==== RECORDS PROVIDED
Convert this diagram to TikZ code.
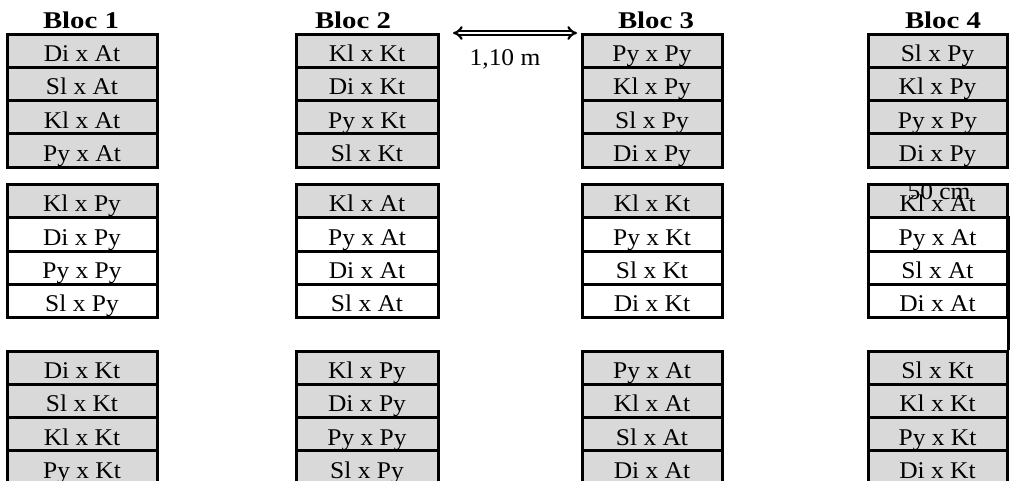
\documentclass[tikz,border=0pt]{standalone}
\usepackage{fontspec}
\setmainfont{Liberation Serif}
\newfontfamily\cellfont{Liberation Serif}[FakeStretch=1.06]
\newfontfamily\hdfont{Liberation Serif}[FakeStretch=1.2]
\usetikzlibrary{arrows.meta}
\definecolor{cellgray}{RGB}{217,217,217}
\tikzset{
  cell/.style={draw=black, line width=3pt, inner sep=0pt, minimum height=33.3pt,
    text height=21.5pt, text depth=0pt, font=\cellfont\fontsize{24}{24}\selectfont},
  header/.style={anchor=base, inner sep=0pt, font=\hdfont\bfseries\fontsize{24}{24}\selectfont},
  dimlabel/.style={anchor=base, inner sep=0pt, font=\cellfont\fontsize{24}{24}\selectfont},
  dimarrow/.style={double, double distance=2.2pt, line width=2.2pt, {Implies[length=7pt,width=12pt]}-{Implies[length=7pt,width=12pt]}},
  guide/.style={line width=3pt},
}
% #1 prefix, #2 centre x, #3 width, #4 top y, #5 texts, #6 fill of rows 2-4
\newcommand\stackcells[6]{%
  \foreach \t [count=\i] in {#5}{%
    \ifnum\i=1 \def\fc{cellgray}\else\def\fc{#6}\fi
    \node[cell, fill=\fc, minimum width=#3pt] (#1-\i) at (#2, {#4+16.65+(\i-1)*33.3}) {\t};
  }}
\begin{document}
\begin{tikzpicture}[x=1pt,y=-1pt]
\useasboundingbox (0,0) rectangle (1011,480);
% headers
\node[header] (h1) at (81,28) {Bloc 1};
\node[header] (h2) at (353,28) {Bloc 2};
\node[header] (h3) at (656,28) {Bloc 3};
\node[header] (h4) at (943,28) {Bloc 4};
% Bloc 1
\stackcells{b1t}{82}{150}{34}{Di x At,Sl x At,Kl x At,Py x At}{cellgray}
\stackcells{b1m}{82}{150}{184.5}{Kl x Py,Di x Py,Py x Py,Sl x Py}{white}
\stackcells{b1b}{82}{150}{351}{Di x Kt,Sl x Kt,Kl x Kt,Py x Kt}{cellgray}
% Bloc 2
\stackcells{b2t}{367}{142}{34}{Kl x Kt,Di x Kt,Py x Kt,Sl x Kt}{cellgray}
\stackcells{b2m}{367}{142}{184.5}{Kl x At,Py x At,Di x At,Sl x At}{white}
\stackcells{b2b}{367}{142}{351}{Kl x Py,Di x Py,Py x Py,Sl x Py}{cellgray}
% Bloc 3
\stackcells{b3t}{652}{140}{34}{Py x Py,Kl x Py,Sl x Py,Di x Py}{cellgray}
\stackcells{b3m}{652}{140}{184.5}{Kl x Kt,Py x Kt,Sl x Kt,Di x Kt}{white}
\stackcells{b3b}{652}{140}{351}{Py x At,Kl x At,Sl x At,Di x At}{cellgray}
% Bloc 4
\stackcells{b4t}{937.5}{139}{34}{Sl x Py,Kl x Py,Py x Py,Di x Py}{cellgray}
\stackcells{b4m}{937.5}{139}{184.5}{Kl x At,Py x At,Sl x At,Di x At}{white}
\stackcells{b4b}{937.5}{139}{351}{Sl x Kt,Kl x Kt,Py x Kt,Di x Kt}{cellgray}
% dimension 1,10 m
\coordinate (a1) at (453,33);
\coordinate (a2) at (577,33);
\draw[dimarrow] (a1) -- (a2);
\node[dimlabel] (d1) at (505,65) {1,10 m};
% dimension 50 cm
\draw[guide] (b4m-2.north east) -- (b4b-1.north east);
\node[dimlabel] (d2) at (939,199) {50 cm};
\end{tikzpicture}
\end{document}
========
==== RECORDS PROVIDED
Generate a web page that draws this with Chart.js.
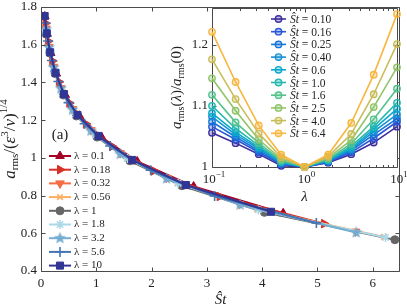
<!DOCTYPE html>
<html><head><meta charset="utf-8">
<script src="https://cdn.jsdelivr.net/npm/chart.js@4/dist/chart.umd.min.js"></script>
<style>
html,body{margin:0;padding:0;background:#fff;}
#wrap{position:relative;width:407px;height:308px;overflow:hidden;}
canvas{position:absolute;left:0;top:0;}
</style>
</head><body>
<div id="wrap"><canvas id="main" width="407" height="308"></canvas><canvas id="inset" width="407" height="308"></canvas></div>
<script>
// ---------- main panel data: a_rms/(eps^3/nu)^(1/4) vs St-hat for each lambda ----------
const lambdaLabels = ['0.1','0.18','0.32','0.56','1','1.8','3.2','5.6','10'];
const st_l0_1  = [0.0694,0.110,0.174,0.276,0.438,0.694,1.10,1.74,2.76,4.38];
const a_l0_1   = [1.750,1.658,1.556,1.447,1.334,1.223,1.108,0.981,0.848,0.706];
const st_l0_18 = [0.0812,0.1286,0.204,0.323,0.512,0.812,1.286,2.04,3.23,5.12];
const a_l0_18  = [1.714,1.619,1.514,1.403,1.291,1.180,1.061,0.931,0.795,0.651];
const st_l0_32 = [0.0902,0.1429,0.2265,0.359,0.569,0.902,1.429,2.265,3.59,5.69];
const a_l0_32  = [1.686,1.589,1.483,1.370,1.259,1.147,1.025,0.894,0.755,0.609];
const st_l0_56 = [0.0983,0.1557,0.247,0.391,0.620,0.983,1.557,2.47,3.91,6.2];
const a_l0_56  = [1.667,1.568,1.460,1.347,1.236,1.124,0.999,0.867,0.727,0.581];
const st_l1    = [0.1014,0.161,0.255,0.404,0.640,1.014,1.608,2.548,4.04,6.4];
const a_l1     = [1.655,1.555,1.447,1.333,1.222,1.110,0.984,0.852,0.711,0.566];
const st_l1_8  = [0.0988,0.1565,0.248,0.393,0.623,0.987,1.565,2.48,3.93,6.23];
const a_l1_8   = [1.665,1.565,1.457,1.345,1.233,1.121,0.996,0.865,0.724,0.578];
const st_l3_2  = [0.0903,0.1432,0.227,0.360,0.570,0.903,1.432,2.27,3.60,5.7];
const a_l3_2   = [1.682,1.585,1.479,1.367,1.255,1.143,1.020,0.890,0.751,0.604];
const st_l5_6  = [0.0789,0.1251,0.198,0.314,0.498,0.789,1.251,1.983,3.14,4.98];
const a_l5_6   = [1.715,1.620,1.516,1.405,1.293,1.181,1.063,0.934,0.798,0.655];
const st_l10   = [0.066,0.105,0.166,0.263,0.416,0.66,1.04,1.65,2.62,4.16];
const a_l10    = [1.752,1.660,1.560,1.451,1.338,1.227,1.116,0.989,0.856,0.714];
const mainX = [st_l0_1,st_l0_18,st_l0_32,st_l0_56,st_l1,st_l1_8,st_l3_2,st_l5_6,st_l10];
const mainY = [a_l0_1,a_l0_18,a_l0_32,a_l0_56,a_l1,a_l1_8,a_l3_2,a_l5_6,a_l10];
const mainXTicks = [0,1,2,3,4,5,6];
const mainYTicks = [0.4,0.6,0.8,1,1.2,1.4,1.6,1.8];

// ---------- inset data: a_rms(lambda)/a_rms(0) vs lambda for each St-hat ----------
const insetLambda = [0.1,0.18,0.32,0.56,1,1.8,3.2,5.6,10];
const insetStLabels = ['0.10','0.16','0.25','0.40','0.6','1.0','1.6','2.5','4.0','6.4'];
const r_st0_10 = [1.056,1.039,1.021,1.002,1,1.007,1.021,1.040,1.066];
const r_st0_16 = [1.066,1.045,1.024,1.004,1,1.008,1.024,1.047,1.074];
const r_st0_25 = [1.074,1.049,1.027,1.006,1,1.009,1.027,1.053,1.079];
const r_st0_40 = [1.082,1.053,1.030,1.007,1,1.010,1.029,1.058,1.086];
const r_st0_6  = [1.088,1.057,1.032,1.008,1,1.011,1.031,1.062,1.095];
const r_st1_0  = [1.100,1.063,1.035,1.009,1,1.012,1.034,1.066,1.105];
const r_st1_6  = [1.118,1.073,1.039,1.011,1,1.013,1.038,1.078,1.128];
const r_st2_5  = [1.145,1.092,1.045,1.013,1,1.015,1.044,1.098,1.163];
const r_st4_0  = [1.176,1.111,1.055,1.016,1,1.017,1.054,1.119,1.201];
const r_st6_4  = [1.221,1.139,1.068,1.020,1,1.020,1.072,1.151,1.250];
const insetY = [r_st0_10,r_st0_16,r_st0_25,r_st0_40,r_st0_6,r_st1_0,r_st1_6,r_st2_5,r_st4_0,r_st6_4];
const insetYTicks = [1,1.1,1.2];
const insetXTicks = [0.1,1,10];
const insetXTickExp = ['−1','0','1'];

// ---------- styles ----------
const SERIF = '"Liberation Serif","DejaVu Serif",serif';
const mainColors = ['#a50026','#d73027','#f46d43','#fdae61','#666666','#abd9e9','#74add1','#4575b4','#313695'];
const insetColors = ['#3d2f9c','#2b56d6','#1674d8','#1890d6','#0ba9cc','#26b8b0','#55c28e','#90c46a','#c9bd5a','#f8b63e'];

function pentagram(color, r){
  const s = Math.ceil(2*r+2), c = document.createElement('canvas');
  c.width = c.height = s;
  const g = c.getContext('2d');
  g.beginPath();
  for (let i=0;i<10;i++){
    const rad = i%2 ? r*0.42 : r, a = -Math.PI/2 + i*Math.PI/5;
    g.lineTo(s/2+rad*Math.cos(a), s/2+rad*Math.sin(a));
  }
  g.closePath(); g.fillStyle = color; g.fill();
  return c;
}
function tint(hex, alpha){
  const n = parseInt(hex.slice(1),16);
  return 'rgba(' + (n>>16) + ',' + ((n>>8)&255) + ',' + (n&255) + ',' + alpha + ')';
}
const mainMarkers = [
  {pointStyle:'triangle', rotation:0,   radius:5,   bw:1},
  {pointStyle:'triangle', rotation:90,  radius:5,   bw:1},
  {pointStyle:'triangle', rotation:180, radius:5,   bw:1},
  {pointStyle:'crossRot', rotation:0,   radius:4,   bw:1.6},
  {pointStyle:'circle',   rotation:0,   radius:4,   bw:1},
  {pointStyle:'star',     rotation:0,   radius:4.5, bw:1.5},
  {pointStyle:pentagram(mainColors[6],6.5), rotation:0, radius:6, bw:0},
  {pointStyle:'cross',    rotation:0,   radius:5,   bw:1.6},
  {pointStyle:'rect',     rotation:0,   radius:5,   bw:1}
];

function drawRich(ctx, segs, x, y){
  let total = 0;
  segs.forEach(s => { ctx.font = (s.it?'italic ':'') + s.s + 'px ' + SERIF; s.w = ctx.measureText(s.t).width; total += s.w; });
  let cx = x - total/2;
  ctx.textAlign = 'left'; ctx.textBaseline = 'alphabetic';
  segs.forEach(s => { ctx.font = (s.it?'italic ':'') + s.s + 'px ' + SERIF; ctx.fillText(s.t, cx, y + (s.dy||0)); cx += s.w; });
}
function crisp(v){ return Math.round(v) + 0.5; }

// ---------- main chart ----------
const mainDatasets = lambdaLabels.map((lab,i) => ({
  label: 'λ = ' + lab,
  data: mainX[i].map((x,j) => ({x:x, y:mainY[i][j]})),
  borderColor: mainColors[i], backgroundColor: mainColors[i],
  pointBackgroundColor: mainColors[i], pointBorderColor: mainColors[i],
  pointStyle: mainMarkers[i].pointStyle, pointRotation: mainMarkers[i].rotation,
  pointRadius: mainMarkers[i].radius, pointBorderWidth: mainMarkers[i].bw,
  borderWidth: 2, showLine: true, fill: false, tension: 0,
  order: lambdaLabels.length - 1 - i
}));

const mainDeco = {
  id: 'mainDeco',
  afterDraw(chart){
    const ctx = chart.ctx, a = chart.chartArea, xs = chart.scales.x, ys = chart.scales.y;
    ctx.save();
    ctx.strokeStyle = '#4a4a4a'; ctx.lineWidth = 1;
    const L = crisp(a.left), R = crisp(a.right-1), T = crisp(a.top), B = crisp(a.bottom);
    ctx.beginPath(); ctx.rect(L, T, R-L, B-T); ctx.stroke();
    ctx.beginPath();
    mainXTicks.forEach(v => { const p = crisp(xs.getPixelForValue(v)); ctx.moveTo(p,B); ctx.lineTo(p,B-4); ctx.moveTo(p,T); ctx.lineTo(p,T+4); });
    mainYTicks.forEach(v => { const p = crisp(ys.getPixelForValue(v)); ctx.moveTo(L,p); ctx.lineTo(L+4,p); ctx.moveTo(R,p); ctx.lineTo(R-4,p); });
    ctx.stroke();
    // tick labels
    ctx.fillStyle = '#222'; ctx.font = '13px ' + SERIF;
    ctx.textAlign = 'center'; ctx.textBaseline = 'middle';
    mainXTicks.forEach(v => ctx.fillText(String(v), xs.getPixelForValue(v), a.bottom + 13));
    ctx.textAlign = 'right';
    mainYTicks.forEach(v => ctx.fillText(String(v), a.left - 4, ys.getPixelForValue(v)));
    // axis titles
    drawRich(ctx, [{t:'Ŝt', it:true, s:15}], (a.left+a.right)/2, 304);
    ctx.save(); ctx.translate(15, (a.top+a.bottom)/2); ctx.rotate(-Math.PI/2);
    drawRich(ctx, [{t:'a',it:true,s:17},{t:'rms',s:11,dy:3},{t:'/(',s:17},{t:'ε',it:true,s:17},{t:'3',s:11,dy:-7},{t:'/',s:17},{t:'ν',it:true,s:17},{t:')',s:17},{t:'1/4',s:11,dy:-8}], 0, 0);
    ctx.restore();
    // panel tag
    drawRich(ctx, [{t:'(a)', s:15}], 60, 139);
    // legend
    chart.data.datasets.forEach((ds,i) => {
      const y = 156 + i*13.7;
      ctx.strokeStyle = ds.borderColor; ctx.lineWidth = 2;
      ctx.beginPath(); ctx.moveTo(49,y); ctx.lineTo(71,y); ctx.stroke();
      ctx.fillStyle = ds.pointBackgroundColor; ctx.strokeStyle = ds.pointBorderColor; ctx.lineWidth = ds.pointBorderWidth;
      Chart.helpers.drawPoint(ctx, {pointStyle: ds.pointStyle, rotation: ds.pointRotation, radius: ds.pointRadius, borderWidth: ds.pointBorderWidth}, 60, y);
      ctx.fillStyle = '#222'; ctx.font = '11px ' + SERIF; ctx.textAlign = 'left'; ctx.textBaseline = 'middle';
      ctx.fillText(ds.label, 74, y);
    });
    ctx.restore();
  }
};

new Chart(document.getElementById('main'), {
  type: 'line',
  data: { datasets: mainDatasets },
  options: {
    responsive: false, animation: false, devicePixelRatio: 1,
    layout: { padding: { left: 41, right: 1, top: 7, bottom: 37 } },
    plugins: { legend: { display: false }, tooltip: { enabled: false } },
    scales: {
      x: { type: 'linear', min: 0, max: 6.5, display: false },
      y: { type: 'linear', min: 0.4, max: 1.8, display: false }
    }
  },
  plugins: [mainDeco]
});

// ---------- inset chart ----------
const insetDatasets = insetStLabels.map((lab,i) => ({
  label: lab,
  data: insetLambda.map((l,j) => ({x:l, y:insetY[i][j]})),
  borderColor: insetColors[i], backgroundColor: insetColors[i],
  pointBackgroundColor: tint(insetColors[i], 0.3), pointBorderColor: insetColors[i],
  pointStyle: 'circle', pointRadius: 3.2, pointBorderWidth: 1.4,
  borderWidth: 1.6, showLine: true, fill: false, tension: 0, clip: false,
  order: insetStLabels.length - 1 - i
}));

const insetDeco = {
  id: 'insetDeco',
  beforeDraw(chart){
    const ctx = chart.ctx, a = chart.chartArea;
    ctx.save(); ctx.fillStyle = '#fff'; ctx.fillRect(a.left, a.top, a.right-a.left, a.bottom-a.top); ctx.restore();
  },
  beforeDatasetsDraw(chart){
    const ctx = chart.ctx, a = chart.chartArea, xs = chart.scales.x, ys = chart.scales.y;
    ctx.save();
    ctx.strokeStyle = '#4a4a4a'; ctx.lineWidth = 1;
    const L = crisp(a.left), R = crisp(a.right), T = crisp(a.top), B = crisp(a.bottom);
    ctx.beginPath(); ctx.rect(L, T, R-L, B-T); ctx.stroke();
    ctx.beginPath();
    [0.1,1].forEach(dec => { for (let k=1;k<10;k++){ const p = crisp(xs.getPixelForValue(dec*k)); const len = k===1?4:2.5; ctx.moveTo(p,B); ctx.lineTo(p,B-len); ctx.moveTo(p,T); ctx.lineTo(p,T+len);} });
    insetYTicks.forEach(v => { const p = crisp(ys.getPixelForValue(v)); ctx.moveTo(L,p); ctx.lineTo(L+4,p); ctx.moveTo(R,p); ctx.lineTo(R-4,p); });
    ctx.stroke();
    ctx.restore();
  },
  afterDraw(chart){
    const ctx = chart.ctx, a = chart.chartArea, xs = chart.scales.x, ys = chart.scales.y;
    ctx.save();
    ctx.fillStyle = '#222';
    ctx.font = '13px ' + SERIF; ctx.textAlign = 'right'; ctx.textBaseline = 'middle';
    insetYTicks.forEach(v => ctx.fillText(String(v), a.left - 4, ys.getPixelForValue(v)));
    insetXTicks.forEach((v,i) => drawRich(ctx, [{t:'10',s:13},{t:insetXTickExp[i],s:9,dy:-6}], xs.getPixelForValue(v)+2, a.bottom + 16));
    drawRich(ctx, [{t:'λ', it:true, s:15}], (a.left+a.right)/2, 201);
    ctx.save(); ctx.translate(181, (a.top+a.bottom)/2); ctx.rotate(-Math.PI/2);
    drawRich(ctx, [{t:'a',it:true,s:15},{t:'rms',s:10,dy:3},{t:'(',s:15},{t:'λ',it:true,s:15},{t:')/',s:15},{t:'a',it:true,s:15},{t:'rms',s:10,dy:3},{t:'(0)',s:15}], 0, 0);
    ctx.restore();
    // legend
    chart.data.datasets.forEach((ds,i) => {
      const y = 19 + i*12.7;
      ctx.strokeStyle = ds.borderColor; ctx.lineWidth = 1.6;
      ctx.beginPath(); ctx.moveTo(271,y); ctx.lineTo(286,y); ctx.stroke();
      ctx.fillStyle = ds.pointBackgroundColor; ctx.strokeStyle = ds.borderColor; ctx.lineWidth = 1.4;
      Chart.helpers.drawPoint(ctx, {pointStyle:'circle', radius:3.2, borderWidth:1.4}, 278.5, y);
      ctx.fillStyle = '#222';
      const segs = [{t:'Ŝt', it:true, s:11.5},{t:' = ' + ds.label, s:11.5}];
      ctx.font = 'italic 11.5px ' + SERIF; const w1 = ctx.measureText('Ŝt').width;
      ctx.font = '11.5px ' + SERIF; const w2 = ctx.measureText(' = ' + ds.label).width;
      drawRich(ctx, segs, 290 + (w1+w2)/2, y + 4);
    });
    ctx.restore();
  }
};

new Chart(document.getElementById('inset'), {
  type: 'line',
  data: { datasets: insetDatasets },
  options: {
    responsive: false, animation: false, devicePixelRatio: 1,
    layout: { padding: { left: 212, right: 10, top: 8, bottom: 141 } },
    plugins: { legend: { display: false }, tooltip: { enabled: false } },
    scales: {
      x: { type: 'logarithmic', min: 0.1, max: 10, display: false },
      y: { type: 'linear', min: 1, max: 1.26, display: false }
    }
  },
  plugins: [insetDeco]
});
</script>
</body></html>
========
--- PROBLEM STATEMENT ---
In the listing above, find each line with the word "this" and copy it.

--- EXERCISE RESULT ---
Convert this diagram to TikZ code.
Generate a web page that draws this with Chart.js.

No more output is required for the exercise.